## Exercise:
Exactly as written, quote every line that follows, skipping the images.

━━━ Collected material

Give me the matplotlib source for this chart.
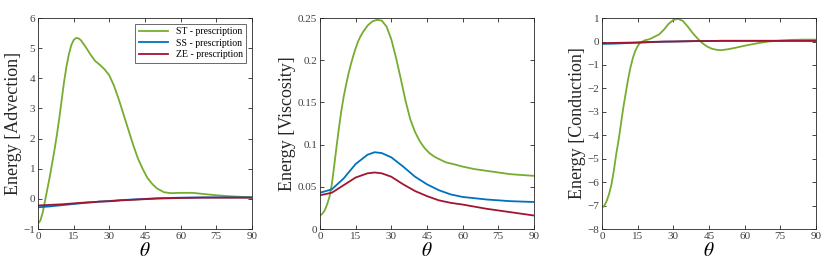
import numpy as np
from matplotlib import pyplot as plt

plt.rcParams['font.family'] = ['Liberation Serif', 'DejaVu Serif']
plt.rcParams['mathtext.fontset'] = 'stix'

# theta grid for the ST curves (deg)
theta_st = [0, 1, 2, 3, 4, 5, 6, 7, 8, 9, 10, 11, 12, 13, 14, 15, 16, 17, 18, 20, 22, 24, 26, 28,
            30, 32, 34, 36, 38, 40, 42, 44, 46, 48, 50, 53, 56, 60, 65, 70, 75, 80, 85, 90]
# theta grid for the SS / ZE curves
theta_ref = [0, 5, 10, 15, 20, 23, 26, 30, 35, 40, 45, 50, 55, 60, 70, 80, 90]

# advection
adv_st = [-0.82, -0.72, -0.45, -0.05, 0.35, 0.75, 1.2, 1.65, 2.15, 2.7, 3.3, 3.9, 4.4, 4.8,
          5.1, 5.27, 5.34, 5.33, 5.27, 5.05, 4.8, 4.58, 4.45, 4.3, 4.1, 3.75, 3.3, 2.8, 2.3,
          1.8, 1.35, 1.0, 0.7, 0.5, 0.35, 0.22, 0.19, 0.2, 0.2, 0.16, 0.12, 0.09, 0.07, 0.05]
adv_ss = [-0.28, -0.25, -0.21, -0.17, -0.13, -0.11, -0.09, -0.07, -0.04, -0.02, 0.0, 0.02,
          0.03, 0.04, 0.05, 0.05, 0.05]
adv_ze = [-0.22, -0.2, -0.18, -0.15, -0.12, -0.11, -0.09, -0.08, -0.05, -0.03, -0.01, 0.01,
          0.02, 0.03, 0.04, 0.04, 0.04]

# viscosity
vis_st = [0.016, 0.018, 0.022, 0.029, 0.038, 0.053, 0.075, 0.098, 0.12, 0.14, 0.157, 0.171,
          0.184, 0.195, 0.205, 0.214, 0.222, 0.228, 0.233, 0.241, 0.246, 0.248, 0.247, 0.24,
          0.225, 0.203, 0.178, 0.152, 0.13, 0.115, 0.104, 0.096, 0.09, 0.086, 0.083, 0.079,
          0.077, 0.074, 0.071, 0.069, 0.067, 0.065, 0.064, 0.063]
vis_ss = [0.043, 0.047, 0.06, 0.077, 0.088, 0.091, 0.09, 0.085, 0.074, 0.062, 0.053, 0.046,
          0.041, 0.038, 0.035, 0.033, 0.032]
vis_ze = [0.04, 0.043, 0.052, 0.061, 0.066, 0.067, 0.066, 0.062, 0.053, 0.045, 0.039, 0.034,
          0.031, 0.029, 0.024, 0.02, 0.016]

# conduction
con_st = [-7.1, -7.0, -6.8, -6.5, -6.1, -5.5, -4.8, -4.2, -3.5, -2.8, -2.2, -1.6, -1.1, -0.7,
          -0.4, -0.2, -0.05, 0.0, 0.05, 0.1, 0.2, 0.3, 0.5, 0.75, 0.92, 0.97, 0.88, 0.65, 0.38,
          0.15, -0.05, -0.2, -0.3, -0.35, -0.37, -0.33, -0.27, -0.18, -0.08, 0.0, 0.04, 0.07,
          0.08, 0.08]
con_ss = [-0.1, -0.09, -0.07, -0.05, -0.03, -0.02, -0.01, 0.0, 0.01, 0.02, 0.02, 0.03, 0.03,
          0.03, 0.03, 0.03, 0.03]
con_ze = [-0.07, -0.06, -0.05, -0.04, -0.02, -0.01, 0.0, 0.0, 0.01, 0.02, 0.02, 0.03, 0.03,
          0.03, 0.03, 0.03, 0.03]

labels = ['ST - prescription', 'SS - prescription', 'ZE - prescription']
colors = ['#77AC30', '#0072BD', '#A2142F']

panels = [
    (adv_st, adv_ss, adv_ze, 'Energy [Advection]', (-1, 6), np.arange(-1, 7, 1), None),
    (vis_st, vis_ss, vis_ze, 'Energy [Viscosity]', (0, 0.25), [0, 0.05, 0.1, 0.15, 0.2, 0.25],
     ['0', '0.05', '0.1', '0.15', '0.2', '0.25']),
    (con_st, con_ss, con_ze, 'Energy [Conduction]', (-8, 1), np.arange(-8, 2, 1), None),
]
lefts = [0.0457, 0.385, 0.7244]

fig = plt.figure(figsize=(8.31, 2.68), dpi=100)
for i, (st, ss, ze, ylab, ylim, yt, ytl) in enumerate(panels):
    ax = fig.add_axes([lefts[i], 0.1455, 0.2575, 0.787])
    ax.plot(theta_st, st, color=colors[0], lw=1.3, label=labels[0])
    ax.plot(theta_ref, ss, color=colors[1], lw=1.3, label=labels[1])
    ax.plot(theta_ref, ze, color=colors[2], lw=1.3, label=labels[2])
    ax.set_xlim(0, 90)
    ax.set_ylim(*ylim)
    ax.set_xticks(np.arange(0, 91, 15))
    ax.set_yticks(yt)
    if ytl is not None:
        ax.set_yticklabels(ytl)
    ax.tick_params(direction='in', top=True, right=True, labelsize=8, length=3,
                   width=0.6, colors='#262626', labelcolor='#404040', pad=2)
    for sp in ax.spines.values():
        sp.set_color('#262626')
        sp.set_linewidth(0.6)
    ax.set_xlabel(r'$\theta$', fontsize=14, labelpad=1)
    ax.set_ylabel(ylab, fontsize=13, color='#262626', labelpad=1)
    if i == 0:
        leg = ax.legend(loc='upper right', fontsize=7, frameon=True, fancybox=False,
                        handlelength=3, borderaxespad=0.6, labelspacing=0.25,
                        borderpad=0.35)
        leg.get_frame().set_edgecolor('#262626')
        leg.get_frame().set_linewidth(0.6)

fig.savefig('out.png', dpi=100)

━━━━━━

## The result:
Give me the matplotlib source for this chart.
import numpy as np
from matplotlib import pyplot as plt

plt.rcParams['font.family'] = ['Liberation Serif', 'DejaVu Serif']
plt.rcParams['mathtext.fontset'] = 'stix'

# theta grid for the ST curves (deg)
theta_st = [0, 1, 2, 3, 4, 5, 6, 7, 8, 9, 10, 11, 12, 13, 14, 15, 16, 17, 18, 20, 22, 24, 26, 28,
            30, 32, 34, 36, 38, 40, 42, 44, 46, 48, 50, 53, 56, 60, 65, 70, 75, 80, 85, 90]
# theta grid for the SS / ZE curves
theta_ref = [0, 5, 10, 15, 20, 23, 26, 30, 35, 40, 45, 50, 55, 60, 70, 80, 90]

# advection
adv_st = [-0.82, -0.72, -0.45, -0.05, 0.35, 0.75, 1.2, 1.65, 2.15, 2.7, 3.3, 3.9, 4.4, 4.8,
          5.1, 5.27, 5.34, 5.33, 5.27, 5.05, 4.8, 4.58, 4.45, 4.3, 4.1, 3.75, 3.3, 2.8, 2.3,
          1.8, 1.35, 1.0, 0.7, 0.5, 0.35, 0.22, 0.19, 0.2, 0.2, 0.16, 0.12, 0.09, 0.07, 0.05]
adv_ss = [-0.28, -0.25, -0.21, -0.17, -0.13, -0.11, -0.09, -0.07, -0.04, -0.02, 0.0, 0.02,
          0.03, 0.04, 0.05, 0.05, 0.05]
adv_ze = [-0.22, -0.2, -0.18, -0.15, -0.12, -0.11, -0.09, -0.08, -0.05, -0.03, -0.01, 0.01,
          0.02, 0.03, 0.04, 0.04, 0.04]

# viscosity
vis_st = [0.016, 0.018, 0.022, 0.029, 0.038, 0.053, 0.075, 0.098, 0.12, 0.14, 0.157, 0.171,
          0.184, 0.195, 0.205, 0.214, 0.222, 0.228, 0.233, 0.241, 0.246, 0.248, 0.247, 0.24,
          0.225, 0.203, 0.178, 0.152, 0.13, 0.115, 0.104, 0.096, 0.09, 0.086, 0.083, 0.079,
          0.077, 0.074, 0.071, 0.069, 0.067, 0.065, 0.064, 0.063]
vis_ss = [0.043, 0.047, 0.06, 0.077, 0.088, 0.091, 0.09, 0.085, 0.074, 0.062, 0.053, 0.046,
          0.041, 0.038, 0.035, 0.033, 0.032]
vis_ze = [0.04, 0.043, 0.052, 0.061, 0.066, 0.067, 0.066, 0.062, 0.053, 0.045, 0.039, 0.034,
          0.031, 0.029, 0.024, 0.02, 0.016]

# conduction
con_st = [-7.1, -7.0, -6.8, -6.5, -6.1, -5.5, -4.8, -4.2, -3.5, -2.8, -2.2, -1.6, -1.1, -0.7,
          -0.4, -0.2, -0.05, 0.0, 0.05, 0.1, 0.2, 0.3, 0.5, 0.75, 0.92, 0.97, 0.88, 0.65, 0.38,
          0.15, -0.05, -0.2, -0.3, -0.35, -0.37, -0.33, -0.27, -0.18, -0.08, 0.0, 0.04, 0.07,
          0.08, 0.08]
con_ss = [-0.1, -0.09, -0.07, -0.05, -0.03, -0.02, -0.01, 0.0, 0.01, 0.02, 0.02, 0.03, 0.03,
          0.03, 0.03, 0.03, 0.03]
con_ze = [-0.07, -0.06, -0.05, -0.04, -0.02, -0.01, 0.0, 0.0, 0.01, 0.02, 0.02, 0.03, 0.03,
          0.03, 0.03, 0.03, 0.03]

labels = ['ST - prescription', 'SS - prescription', 'ZE - prescription']
colors = ['#77AC30', '#0072BD', '#A2142F']

panels = [
    (adv_st, adv_ss, adv_ze, 'Energy [Advection]', (-1, 6), np.arange(-1, 7, 1), None),
    (vis_st, vis_ss, vis_ze, 'Energy [Viscosity]', (0, 0.25), [0, 0.05, 0.1, 0.15, 0.2, 0.25],
     ['0', '0.05', '0.1', '0.15', '0.2', '0.25']),
    (con_st, con_ss, con_ze, 'Energy [Conduction]', (-8, 1), np.arange(-8, 2, 1), None),
]
lefts = [0.0457, 0.385, 0.7244]

fig = plt.figure(figsize=(8.31, 2.68), dpi=100)
for i, (st, ss, ze, ylab, ylim, yt, ytl) in enumerate(panels):
    ax = fig.add_axes([lefts[i], 0.1455, 0.2575, 0.787])
    ax.plot(theta_st, st, color=colors[0], lw=1.3, label=labels[0])
    ax.plot(theta_ref, ss, color=colors[1], lw=1.3, label=labels[1])
    ax.plot(theta_ref, ze, color=colors[2], lw=1.3, label=labels[2])
    ax.set_xlim(0, 90)
    ax.set_ylim(*ylim)
    ax.set_xticks(np.arange(0, 91, 15))
    ax.set_yticks(yt)
    if ytl is not None:
        ax.set_yticklabels(ytl)
    ax.tick_params(direction='in', top=True, right=True, labelsize=8, length=3,
                   width=0.6, colors='#262626', labelcolor='#404040', pad=2)
    for sp in ax.spines.values():
        sp.set_color('#262626')
        sp.set_linewidth(0.6)
    ax.set_xlabel(r'$\theta$', fontsize=14, labelpad=1)
    ax.set_ylabel(ylab, fontsize=13, color='#262626', labelpad=1)
    if i == 0:
        leg = ax.legend(loc='upper right', fontsize=7, frameon=True, fancybox=False,
                        handlelength=3, borderaxespad=0.6, labelspacing=0.25,
                        borderpad=0.35)
        leg.get_frame().set_edgecolor('#262626')
        leg.get_frame().set_linewidth(0.6)

fig.savefig('out.png', dpi=100)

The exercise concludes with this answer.